CHICAGO--(BUSINESS WIRE)--JNS Holdings Corporation (OTC Markets Group: JNSH) is pleased to announce today after extensive negotiations that it has executed a Formal Letter of Intent with 350 Green, LLC to acquire certain assets which consists of the Chicago area Grant Agreement only.
Once the network is completed JNS will own and operate 201 Level II chargers and 73 Level III fast chargers within the Chicago market.
The acquisition enables JNS to enter this emerging sector within the electric vehicle charger industry in the third largest market in America. We are very pleased to have been able to reach this agreement and appreciate all the cooperation that 350 Green’s management has given as to reaching this LOI.

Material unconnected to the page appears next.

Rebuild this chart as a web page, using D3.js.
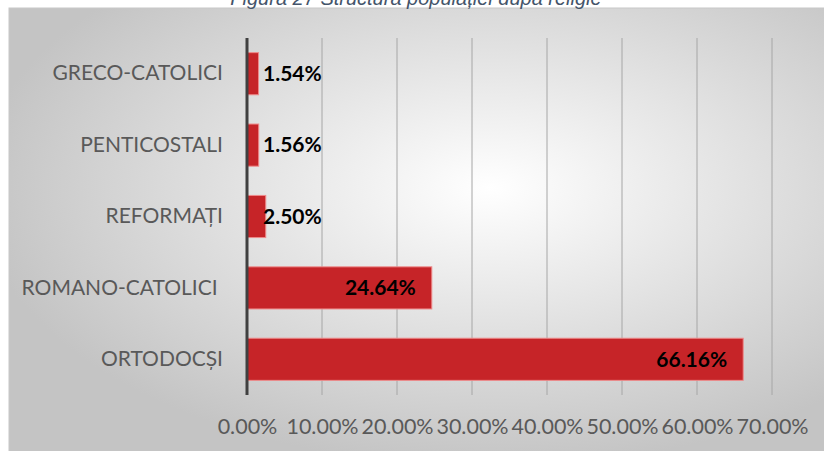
<!DOCTYPE html>
<html>
<head>
<meta charset="utf-8">
<script src="https://cdn.jsdelivr.net/npm/d3@7"></script>
<style>
  body { margin: 0; background: #fff; }
  svg { display: block; }
</style>
</head>
<body>
<div id="chart"></div>
<script>
// data (top to bottom as drawn)
const categories = ["GRECO-CATOLICI", "PENTICOSTALI", "REFORMAȚI", "ROMANO-CATOLICI ", "ORTODOCȘI"];
const values = [1.54, 1.56, 2.50, 24.64, 66.16];
const xTicks = [0, 10, 20, 30, 40, 50, 60, 70];
const title = "Figura  27 Structura populației după religie";

const data = categories.map((c, i) => ({ cat: c, value: values[i] }));

let dimensions = {
  width: 824,
  height: 451,
  margins: { top: 38, bottom: 56, left: 247, right: 51 }
};
dimensions.containerWidth = dimensions.width - dimensions.margins.left - dimensions.margins.right;
dimensions.containerHeight = dimensions.height - dimensions.margins.top - dimensions.margins.bottom;

const svg = d3.select("#chart")
  .append("svg")
  .attr("width", dimensions.width)
  .attr("height", dimensions.height);

// background panel with soft radial gradient
const defs = svg.append("defs");
const grad = defs.append("radialGradient")
  .attr("id", "bg")
  .attr("cx", "58%").attr("cy", "40%").attr("r", "62%");
grad.append("stop").attr("offset", "0%").attr("stop-color", "#ffffff");
grad.append("stop").attr("offset", "100%").attr("stop-color", "#c4c4c4");

svg.append("rect")
  .attr("x", 9).attr("y", 8)
  .attr("width", 830).attr("height", 450)
  .attr("fill", "url(#bg)")
  .attr("stroke", "#c8c8c8");

// title (partly cut off at top, like the source)
svg.append("text")
  .attr("x", 416).attr("y", 5)
  .attr("text-anchor", "middle")
  .attr("font-family", "'Liberation Sans', Arial, sans-serif")
  .attr("font-style", "italic")
  .attr("font-size", 20)
  .attr("fill", "#44546a")
  .text(title);

const container = svg.append("g")
  .attr("transform", `translate(${dimensions.margins.left}, ${dimensions.margins.top})`);

const x = d3.scaleLinear()
  .domain([0, 70])
  .range([0, 75 * 7]);

const y = d3.scaleBand()
  .domain(categories)
  .range([0, dimensions.containerHeight])
  .paddingInner(0.41)
  .paddingOuter(0.205);

// gridlines
container.append("g")
  .selectAll("line")
  .data(xTicks.slice(1))
  .join("line")
  .attr("x1", d => x(d)).attr("x2", d => x(d))
  .attr("y1", 0).attr("y2", dimensions.containerHeight)
  .attr("stroke", "#a6a6a6")
  .attr("stroke-width", 1);

// x axis labels
const xAxis = container.append("g")
  .attr("transform", `translate(0, ${dimensions.containerHeight})`)
  .call(d3.axisBottom(x).tickValues(xTicks).tickSize(0).tickPadding(24)
    .tickFormat(d => d.toFixed(2) + "%"));
xAxis.select(".domain").remove();
xAxis.selectAll("text")
  .attr("font-family", "Lato, sans-serif")
  .attr("font-size", 21.5)
  .attr("fill", "#595959");

// y axis labels
const yAxis = container.append("g")
  .call(d3.axisLeft(y).tickSize(0).tickPadding(24));
yAxis.select(".domain").remove();
yAxis.selectAll("text")
  .attr("font-family", "Lato, sans-serif")
  .attr("font-size", 21)
  .attr("fill", "#595959")
  .style("white-space", "pre");

// bars
container.selectAll("rect.bar")
  .data(data)
  .join("rect")
  .attr("class", "bar")
  .attr("x", x(0))
  .attr("y", d => y(d.cat))
  .attr("width", d => x(d.value) - x(0))
  .attr("height", y.bandwidth())
  .attr("fill", "#c62428")
  .attr("stroke", "#ee8a8a")
  .attr("stroke-width", 1);

// vertical axis line
container.append("line")
  .attr("x1", 0).attr("x2", 0)
  .attr("y1", 0).attr("y2", dimensions.containerHeight)
  .attr("stroke", "#404040")
  .attr("stroke-width", 3);

// value labels (inside end, pushed out for tiny bars)
container.selectAll("text.val")
  .data(data)
  .join("text")
  .attr("class", "val")
  .attr("font-family", "Lato, sans-serif")
  .attr("font-weight", "bold")
  .attr("font-size", 21)
  .attr("fill", "#000")
  .attr("dy", "0.35em")
  .attr("y", d => y(d.cat) + y.bandwidth() / 2)
  .text(d => d.value.toFixed(2) + "%")
  .each(function(d) {
    const w = this.getComputedTextLength();
    const end = x(d.value) - 16;
    if (end - w < 16) {
      d3.select(this).attr("x", 16).attr("text-anchor", "start");
    } else {
      d3.select(this).attr("x", end).attr("text-anchor", "end");
    }
  });
</script>
</body>
</html>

Both companies will now move forward expeditiously to a contract and closing, during this process all terms and conditions will remain confidential until otherwise mutually agreed.

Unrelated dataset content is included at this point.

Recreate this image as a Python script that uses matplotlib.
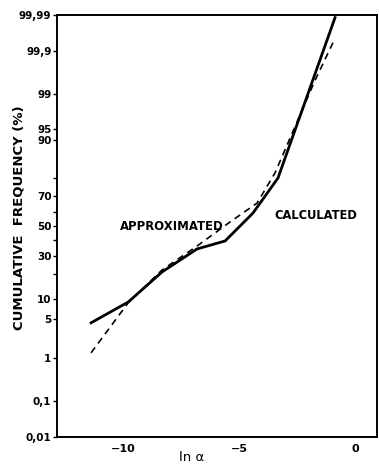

“Upon completion of the acquisition, JNS Power & Control Systems, Inc. will be entering the multi-million dollar electric vehicle charging station market with an eye on continued growth in the sector," stated Brian Howe, CEO. “We look forward to this exciting new revenue generating opportunity for our company and fully expect to build on it in other markets and in our home market as well."
About JNS Holdings Corporation:
JNS Holdings focuses on building solid growth for our investors and shareholders through expansion of our core businesses while seeking additional strategic opportunities. The company's current capitalization is Total Authorized Shares of 122,000,000 with a Public Float of 63,504,182.
This press release does not constitute an offer of any securities for sale. This press release contains certain forward-looking statements within the meaning of Section 27A of the Securities Act of 1933 and Section 21E of the Securities Exchange Act of 1934. These forward-looking statements involve certain risks and uncertainties that could cause actual results to differ. All forward-looking statements in this press release are based on information available to the company as of the date hereof, and the company undertakes no obligation to update forward-looking statements to reflect events or circumstances occurring after the date of this press release.